Les signes, les mots sont des « monuments fixes » de la langue. Tout le problème est de les remettre en mouvement, de revenir aux actes de pensée qui les créent, à l’activité libre qui leur donne vie et chair. Trop souvent, nous dit Biran, on a confondu la pensée avec des images, des symboles, des schémas ou des sensations. On a pensé que ces mots-concepts devaient représenter et nous faire voir quelque chose ou encore exprimer quelque sensation. Mais la pensée n’est pas dans ces images, ces signes ou ces sensations : elle est l’activité de conscience qui produit tous les concepts par quoi nous réfléchissons le sens de notre existence et par lesquels nous configurons le sens du monde. En trouvant dans la sphère de conscience ce plan d’immanence de tous nos actes de pensée, sphère d’où rayonnent aussi toutes les lignes signifiantes qui supportent notre représentation (perceptive et scientifique) du monde, Biran a ressaisi à sa racine la genèse des idées clés de la philosophie : cause, substance, force, liberté, nécessité etc. Le sens intérieur des concepts doit toujours être conquis contre leur sens figuré. C’est pourquoi Biran ne cesse de revenir à l’acte de naissance du concept, c’est-à-dire à la naissance même de l’acte qui le crée. Le vocabulaire de Biran a l’aspect d’une immense répétition qui vise à refonder dans les actes de conscience le sens intérieur des concepts philosophiques.
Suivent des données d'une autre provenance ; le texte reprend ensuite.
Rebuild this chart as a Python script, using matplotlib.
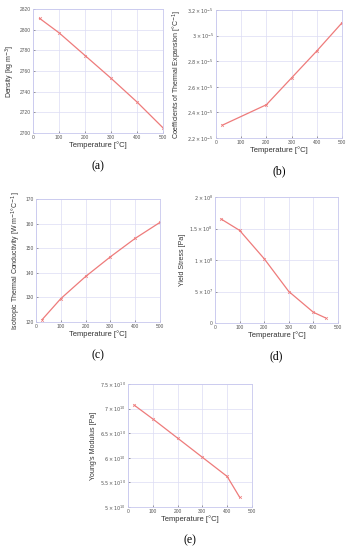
import matplotlib
matplotlib.use("Agg")
import matplotlib.pyplot as plt
from matplotlib.ticker import FixedLocator, FuncFormatter

plt.rcParams['font.family'] = ['Liberation Sans', 'DejaVu Sans']

# data
temp_a = [25, 100, 200, 300, 400, 500]
density = [2811, 2797, 2775, 2753, 2730, 2705]

temp_b = [25, 200, 300, 400, 500]
cte = [2.30e-5, 2.46e-5, 2.67e-5, 2.88e-5, 3.10e-5]

temp_c = [25, 100, 200, 300, 400, 500]
conductivity = [121, 129.5, 138.5, 146.5, 154, 160.5]

temp_d = [25, 100, 200, 300, 400, 450]
yield_stress = [1.65e8, 1.47e8, 1.02e8, 0.50e8, 0.17e8, 0.08e8]

temp_e = [25, 100, 200, 300, 400, 450]
youngs = [7.07e10, 6.79e10, 6.40e10, 6.01e10, 5.62e10, 5.20e10]

W, H = 351, 550
fig = plt.figure(figsize=(W / 100, H / 100), dpi=100)

line_col = '#ee7b7b'
frame_col = '#c8c8ee'
grid_col = '#dcdcf4'
tick_col = '#555555'


def sci(v, exp):
    m = v / 10 ** exp
    if abs(m) < 1e-12:
        return '0'
    s = ('%g' % round(m, 2))
    return r'$%s\times10^{%d}$' % (s, exp)


def make_ax(box, x, y, xlim, ylim, yticks, ylabel, letter, exp=None):
    l, r, t, b = box
    ax = fig.add_axes([l / W, 1 - b / H, (r - l) / W, (b - t) / H])
    ax.plot(x, y, color=line_col, lw=0.9, marker='x', ms=2, mew=0.5)
    ax.set_xlim(*xlim)
    ax.set_ylim(*ylim)
    ax.set_xticks([0, 100, 200, 300, 400, 500])
    ax.yaxis.set_major_locator(FixedLocator(yticks))
    if exp is not None:
        ax.yaxis.set_major_formatter(FuncFormatter(
            lambda v, p: sci(v, exp(v) if callable(exp) else exp)))
    ax.grid(True, color=grid_col, lw=0.5)
    for s in ax.spines.values():
        s.set_color(frame_col)
        s.set_linewidth(0.6)
    ax.tick_params(labelsize=3.5, colors=tick_col, length=1.5, width=0.4,
                   pad=1.5, direction='in')
    ax.set_xlabel('Temperature [°C]', fontsize=5.5, color='#333333', labelpad=1)
    ax.set_ylabel(ylabel, fontsize=5.0, color='#333333', labelpad=2)
    cx = (l + r) / 2
    fig.text(cx / W, 1 - (b + 33) / H, letter, ha='center', va='center',
             fontsize=8.5, family=['Liberation Serif', 'DejaVu Serif'])
    return ax


make_ax((33, 163, 9, 133), temp_a, density, (0, 500), (2700, 2820),
        list(range(2700, 2821, 20)), r'Density [kg m$^{-3}$]', '(a)')

make_ax((216, 342, 10, 138), temp_b, cte, (0, 500), (2.2e-5, 3.2e-5),
        [2.2e-5, 2.4e-5, 2.6e-5, 2.8e-5, 3.0e-5, 3.2e-5],
        r'Coefficients of Thermal Expansion [°C$^{-1}$]', '(b)', exp=-5)

make_ax((36, 160, 199, 322), temp_c, conductivity, (0, 500), (120, 170),
        list(range(120, 171, 10)),
        r'Isotropic Thermal Conductivity [W m$^{-1}$°C$^{-1}$]', '(c)')

make_ax((215, 338, 197, 323), temp_d, yield_stress, (0, 500), (0, 2e8),
        [0, 5e7, 1e8, 1.5e8, 2e8], 'Yield Stress [Pa]', '(d)',
        exp=lambda v: 7 if v < 9e7 else 8)

make_ax((128, 252, 384, 507), temp_e, youngs, (0, 500), (5e10, 7.5e10),
        [5e10, 5.5e10, 6e10, 6.5e10, 7e10, 7.5e10],
        "Young's Modulus [Pa]", '(e)', exp=10)

fig.savefig('out.png', dpi=100)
Comme ceux-ci sont toujours sur le point de se momifier dans la langue, de se dénaturer dans de mauvaises représentations, elle combat par une écriture recommencée indéfiniment et par une mise en variation continue des concepts le devenir-image de la pensée qui tend à dominer notre modernité. De ce recommencement, on trouvera ici la trace car chaque concept a plusieurs genèses, qui sont autant de variations sur un même thème, autant de manières de refonder son sens. Plus encore, tous les concepts sont la répétition multiforme d’un même et unique acte fondamental : l’effort en quoi consiste la pensée corporée. La philosophie biranienne ne s’est pas voulu autre que cet effort interminable par lequel la pensée se ressaisit dans son élément propre, à rebours des fausses images qui la hantent. Elle n’a pas voulu être autre chose que la mise en évidence de cette activité de pensée, libre et inaliénable, par laquelle le sens prend corps pour nous.